3) Some of the "mistakes" in the book are deliberate -- for instance, existence of Katie's bunnies, Snickers I and Snickers II, even though the latter is dead. This book was Katie's idealized world, life not how it was, but how she would like it to be. She based it on truth, then dressed it up to convince herself that it was, in fact, fiction. We're going to learn more about Katie's reasons for writing "Oakdale Confidential" as time goes on (even she doesn't realize all of them yet). So stay tuned!

1 Comments:

pcmacintyre said...

You said that some of the "mistakes" are deliberate. While you listed some conscious choices, what were some of the unintended errors? Some of what I noticed:

-- Henry is stated as the eldest of seven children, but onscreen both Henry and Maddie have stated they are, respectively, the oldest and youngest of eight children.

-- Jessica is said to have worked for Legal Aid 15 years ago when she was a well paid attorney for the firm of Hughes, Griffin.

-- Margo is mentioned as one-time police chief when she was only the temporary chief of detectives.

-- Henry is said to have been WOAK's station manager when he was the news director. Holden Snyder was the station manager at that time.

-- Carly is said to have grown up on a Montana farm when it was a ranch.

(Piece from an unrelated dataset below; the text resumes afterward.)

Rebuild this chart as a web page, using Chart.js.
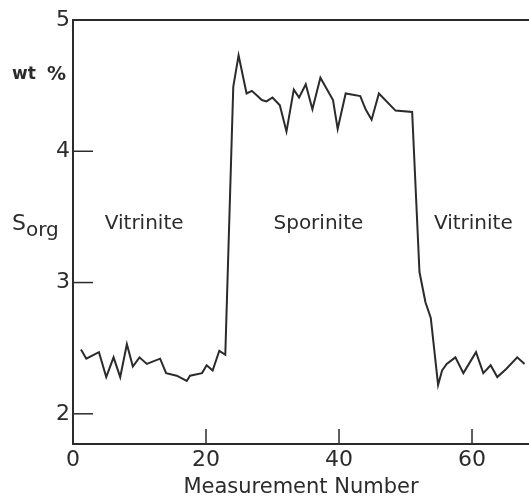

--The book lists all the times Carly supposedly cheated on Jack, when only her one night with Mike before her wedding to Jack could possibly be considered cheating. And even then Jack had broken thing off earlier in the day.

-- Carly is said to have induced labor when pregnant with Parker to claim the 50 million dollar trust fund. While Carly did briefly consider it she decided against it because she didn’t want to endanger the baby.


How do some of these errors make it Katie's idealized world? Jessica is presented as an incompetent and the misrepresentaion of the circumstances of Parker's birth would harm not only Carly but Parker as well.

And if we have to consider Katie's state of mind, we are also left with the fact that in the real world no publisher would print such a "novel." You can't appropriate the likenesses, names, and histories of non-famous people (or even famous people, really) the way that it is presented in the show's Oakdale Confidential storyline. Many people are presented in a very incorrect, negative manner. In the real world the publisher and the author would be sued, and would lose.

I've never bought the argument, "It's only a soap." That's just an excuse for sloppy storytelling where viewers are treated like morons. When Douglas Marland wrote the show he did research and tried for some degree of verisimilitude. Why haven't any of the people represented in the book even mentioned suing?

And even in the bizarre "soap world" of modern-day ATWT it would make no sense for Lucinda (who wasn't even a book publisher) to agree to publish O.C. The book is hurtful to many of her friends, specifically Mike, Ben, and Jessica. Why would she do such a thing? It doesn't fit her state of mind.